Memory is a process of remembering information after the original thing is no longer present. There are 3 stages:
- Encoding (putting information in)
- Storage (maintaining and holding information)
- Retrieval (remembering and extracting information)
Capacity, duration, encoding
A measure of the amount of information that can be held in memory.
STM - 7 plus or minus 2. LTM - potentially unlimited.
A measure of how long a memory lasts before it is no longer available.
STM - 20 to 30 seconds. LTM - from hours to years.
The way information is changed so it can be stored in the memory. Information enters the brain via the senses and then is stored in various forms.
STM - acoustic or visual. LTM - semantic.
Types of memory
Sensory memory (SM)
A set of limited capacity, modality-specific stores that hold information very briefly.
Short-term memory (STM)
A temporary place for storing information, where it receives little processing.
Long-term memory (LTM)
A memory for events that have happened in the past. It has potentially unlimited duration and capacity.
Conrad (1964) - participants were shown sequences of 6 letters. They were asked to write them down as they appeared but the presentation was too fast to keep up with so info was held in STM. Errors made were acoustic confusion errors. It was concluded that encoding in STM is acoustic even when info is presnted visually.
Baddeley (1966) conducted one experiment to measure STM, and another to measure LTM. He used four word lists and found that errors made in recalling the words depended on the type of list and the time delay. STM - acoustic errors. LTM - semantic errors. This suggests that STM uses an acoustic code and LTM uses a semantic code.
Jacobs (1887) read lists of one syllable letters or numbers out loud, and increased length of list until participants could only recall 50%. STM capacity - 9 numbers/ 7 letters. STM increased with age - 8 year olds remembered 7 digits, 19 year old remembered 9.
Miller (1956) replicated Jacobs' findings, and came up with the phrase 'the magic number seven plus or minus two'.
There are no real studies on this - LTM capacity is potentially unlimited.
STM duration research
Peterson and Peterson (1959) - participants were read nonsense trigrams, then a 3-digit number to count backwards from in threes as a distractor task.
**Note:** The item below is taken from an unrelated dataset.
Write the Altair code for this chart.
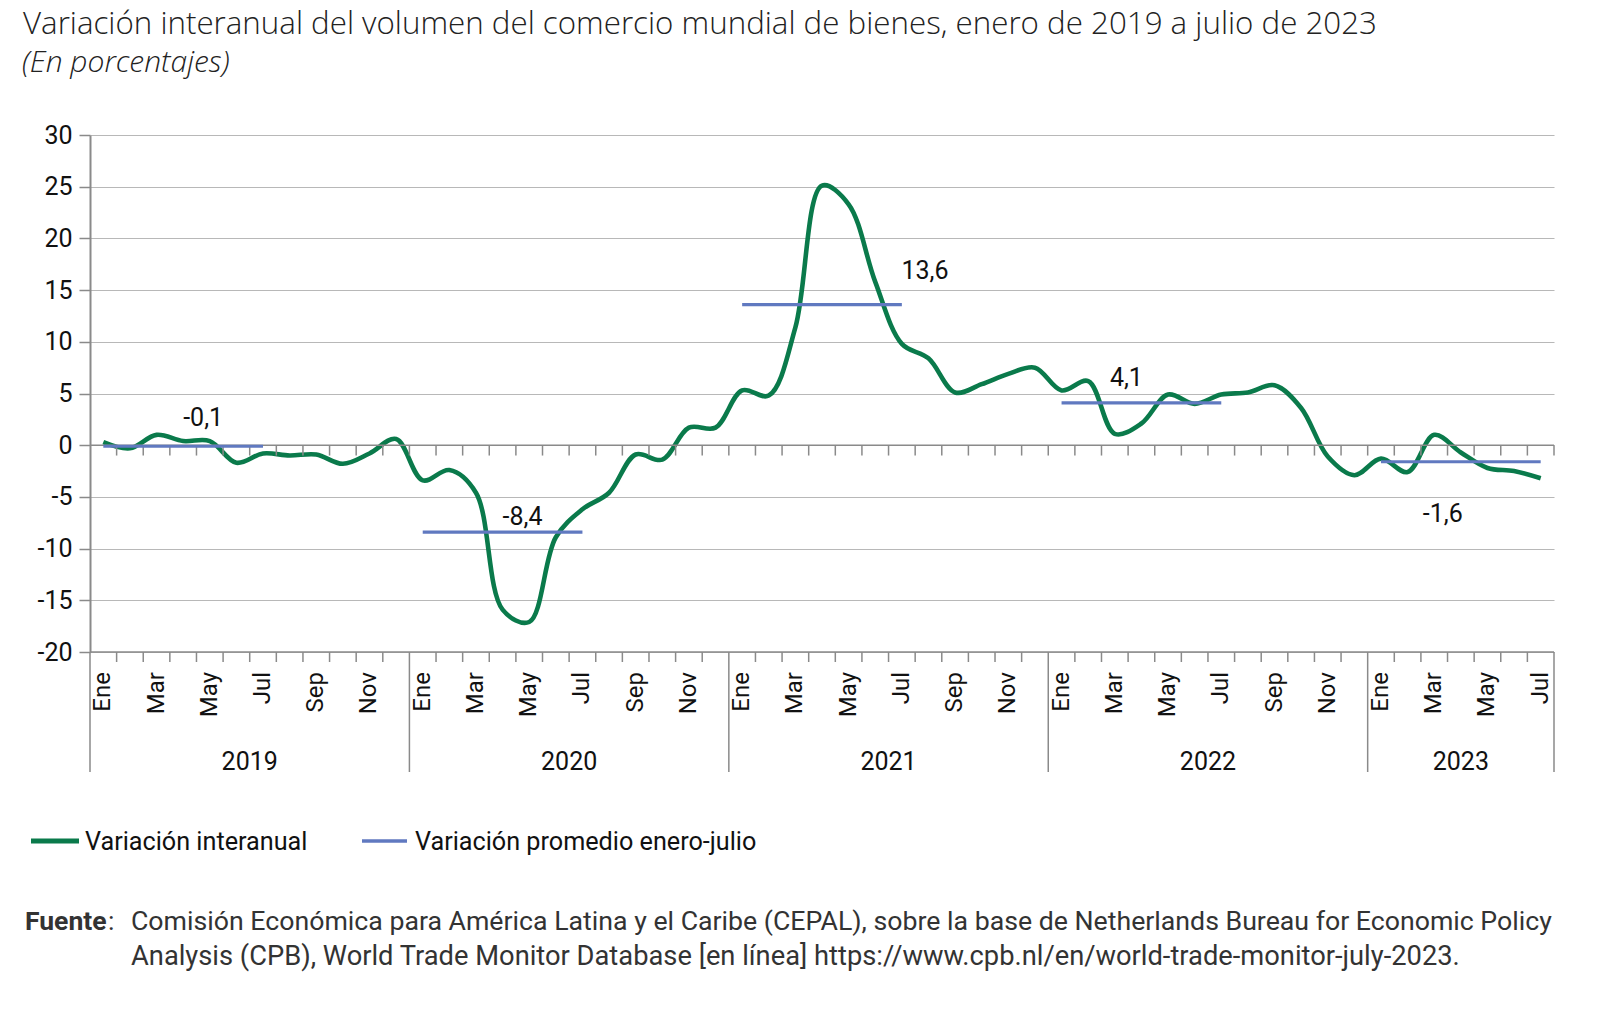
import altair as alt
import pandas as pd

# ---------------- data ----------------
years = [2019, 2020, 2021, 2022, 2023]
month_names = ["Ene", "Feb", "Mar", "Abr", "May", "Jun", "Jul", "Ago", "Sep", "Oct", "Nov", "Dic"]
yoy = [
    0.3, -0.3, 1.0, 0.4, 0.4, -1.7, -0.8, -1.0, -0.9, -1.8, -0.8, 0.6,
    -3.4, -2.4, -4.6, -15.9, -17.1, -8.9, -6.2, -4.6, -0.9, -1.4, 1.7, 1.7,
    5.3, 4.8, 11.4, 25.1, 23.3, 15.8, 9.8, 8.4, 5.1, 5.9, 6.9, 7.5,
    5.3, 6.2, 1.1, 2.1, 4.9, 4.0, 4.9, 5.1, 5.8, 3.6, -1.1, -2.9,
    -1.3, -2.6, 1.0, -0.7, -2.2, -2.5, -3.2,
]
avg_values = [-0.1, -8.4, 13.6, 4.1, -1.6]
avg_labels = ["-0,1", "-8,4", "13,6", "4,1", "-1,6"]
y_ticks = [-20, -15, -10, -5, 0, 5, 10, 15, 20, 25, 30]

title_text = "Variación interanual del volumen del comercio mundial de bienes, enero de 2019 a julio de 2023"
subtitle_text = "(En porcentajes)"
legend_names = ["Variación interanual", "Variación promedio enero-julio"]
source_line1 = "Comisión Económica para América Latina y el Caribe (CEPAL), sobre la base de Netherlands Bureau for Economic Policy"
source_line2 = "Analysis (CPB), World Trade Monitor Database [en línea] https://www.cpb.nl/en/world-trade-monitor-july-2023."

# ---------------- style ----------------
W, H = 1464, 517
FONT = "Roboto"
TITLE_FONT = "Open Sans"
GREEN = "#0a7a4b"
BLUE = "#6079c0"
GRID = "#b8b8b8"
AXIS = "#8a8a8a"
TXT = "#111111"

n = len(yoy)
df = pd.DataFrame({"t": [i + 0.5 for i in range(n)], "v": yoy})

xs = alt.Scale(domain=[0, n], nice=False, zero=False)
ys = alt.Scale(domain=[-20, 30], nice=False, zero=False)

y_axis = alt.Axis(
    values=y_ticks, title=None, grid=True, gridColor=GRID, gridWidth=1.2,
    domainColor=AXIS, domainWidth=2, tickColor=AXIS, tickWidth=1.5, tickSize=11,
    labelFont=FONT, labelFontSize=25, labelColor=TXT, labelPadding=7,
    labelExpr="'' + datum.value",
)

def X(f):
    return alt.X(f, scale=xs, axis=None)

def Y(f):
    return alt.Y(f, scale=ys, axis=y_axis)

# year segments
year_start = [12 * k for k in range(len(years))]
year_end = [min(12 * (k + 1), n) for k in range(len(years))]
avg_df = pd.DataFrame({
    "s": [s + 0.5 for s in year_start],
    "e": [s + 6.5 for s in year_start],
    "v": avg_values,
    "lab": avg_labels,
})

# ---------------- layers ----------------
line = alt.Chart(df).mark_line(interpolate="catmull-rom", color=GREEN, strokeWidth=4.6).encode(
    x=X("t:Q"), y=Y("v:Q"))

zero_df = pd.DataFrame({"a": [0], "b": [n], "v": [0]})
zero_line = alt.Chart(zero_df).mark_rule(color=AXIS, strokeWidth=1.6).encode(
    x=X("a:Q"), x2="b:Q", y=Y("v:Q"))
bottom_df = pd.DataFrame({"a": [0], "b": [n], "v": [-20]})
bottom_line = alt.Chart(bottom_df).mark_rule(color=AXIS, strokeWidth=1.6).encode(
    x=X("a:Q"), x2="b:Q", y=Y("v:Q"))

tick_df = pd.DataFrame({"k": list(range(1, n + 1)), "y0": [0] * n, "y1": [-1] * n})
zero_ticks = alt.Chart(tick_df).mark_rule(color=AXIS, strokeWidth=1.5).encode(
    x=X("k:Q"), y=Y("y0:Q"), y2="y1:Q")

year_bounds = sorted(set(year_start + [n]))
btick_df = pd.DataFrame({"k": [k for k in range(1, n) if k not in year_bounds]})
bottom_ticks = alt.Chart(btick_df).mark_rule(color=AXIS, strokeWidth=1.5).encode(
    x=X("k:Q"), y=alt.value(H), y2=alt.value(H + 10))
sep_df = pd.DataFrame({"k": year_bounds})
separators = alt.Chart(sep_df).mark_rule(color=AXIS, strokeWidth=1.5).encode(
    x=X("k:Q"), y=alt.value(H), y2=alt.value(H + 120))

mlab_df = pd.DataFrame({
    "t": [i + 0.5 for i in range(n) if i % 2 == 0],
    "lab": [month_names[i % 12] for i in range(n) if i % 2 == 0],
})
month_labels = alt.Chart(mlab_df).mark_text(
    angle=270, align="right", baseline="middle", font=FONT, fontSize=24, color=TXT
).encode(x=X("t:Q"), y=alt.value(H + 20), text="lab:N")

ylab_df = pd.DataFrame({
    "c": [(s + e) / 2 for s, e in zip(year_start, year_end)],
    "lab": [str(y) for y in years],
})
year_labels = alt.Chart(ylab_df).mark_text(
    align="center", baseline="alphabetic", font=FONT, fontSize=25, color=TXT
).encode(x=X("c:Q"), y=alt.value(H + 118), text="lab:N")

avg_rules = alt.Chart(avg_df).mark_rule(color=BLUE, strokeWidth=3.2).encode(
    x=X("s:Q"), x2="e:Q", y=Y("v:Q"))

# annotation offsets (pixels, relative to segment middle / value)
label_style = [(20, -20), (20, -7), (103, -26), (-15, -17), (-18, 60)]
ann_layers = []
for i, (ddx, ddy) in enumerate(label_style):
    sub = avg_df.iloc[[i]].reset_index(drop=True).copy()
    sub["m"] = (sub["s"] + sub["e"]) / 2
    ann_layers.append(
        alt.Chart(sub).mark_text(
            align="center", baseline="alphabetic", font=FONT, fontSize=25, color=TXT, dx=ddx, dy=ddy
        ).encode(x=X("m:Q"), y=Y("v:Q"), text="lab:N")
    )

one = pd.DataFrame({"z": [0]})

def txt(s, x, y, font=FONT, size=26, weight="normal", style="normal", color=TXT):
    return alt.Chart(one).mark_text(
        text=s, align="left", baseline="alphabetic", font=font, fontSize=size,
        fontWeight=weight, fontStyle=style, color=color
    ).encode(x=alt.value(x), y=alt.value(y))

def seg(x1, x2, y, color, w):
    return alt.Chart(one).mark_rule(color=color, strokeWidth=w).encode(
        x=alt.value(x1), x2=alt.value(x2), y=alt.value(y))

title = txt(title_text, -67, -101, font=TITLE_FONT, size=31.3, weight=300, color="#222222")
subtitle = txt(subtitle_text, -68, -63, font=TITLE_FONT, size=30, weight=300, style="italic", color="#222222")

leg = [
    seg(-59, -11, 706, GREEN, 5),
    txt(legend_names[0], -5, 715, size=25.2),
    seg(272, 317, 706, BLUE, 3.5),
    txt(legend_names[1], 325, 715, size=25.2),
]

src = [
    txt("Fuente", -65, 795, size=26.5, weight="bold", color="#333333"),
    txt(":", 18, 795, size=26.5, color="#333333"),
    txt(source_line1, 41, 795, size=26.7, color="#333333"),
    txt(source_line2, 41, 830, size=27.3, color="#333333"),
]

chart = alt.layer(
    line, zero_line, bottom_line, zero_ticks, bottom_ticks, separators,
    month_labels, year_labels,
    avg_rules, *ann_layers,
    title, subtitle, *leg, *src,
).properties(
    width=W, height=H,
    autosize=alt.AutoSizeParams(type="none"),
    padding={"left": 82, "top": 127, "right": 38, "bottom": 340},
).configure_view(stroke=None)

chart.save("out.html", embed_options={"renderer": "svg", "actions": False})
After 3, 6, 9, 12, 15 or 18 seconds, participants had to recall the trigram. On average, they remembered 90% after 3 seconds, and 2% after 18 seconds. This suggests that the duration of STM is 20-30 seconds.
LTM duration research
Bahrick et al ( 1975) - 400 participants aged 17-74 years were asked to remember the names of classmates from high school (free recall task). They were also shown a set of photos and a list of names, some their ex school friends, and had to identify which were their ex school friends (recognition task). Those who'd left high school within 15 years recalled 90% of faces and names in recognition task. Those who'd left 48 years previously recalled 80% of names and 78% of faces. This suggests that LTM lasts a long time.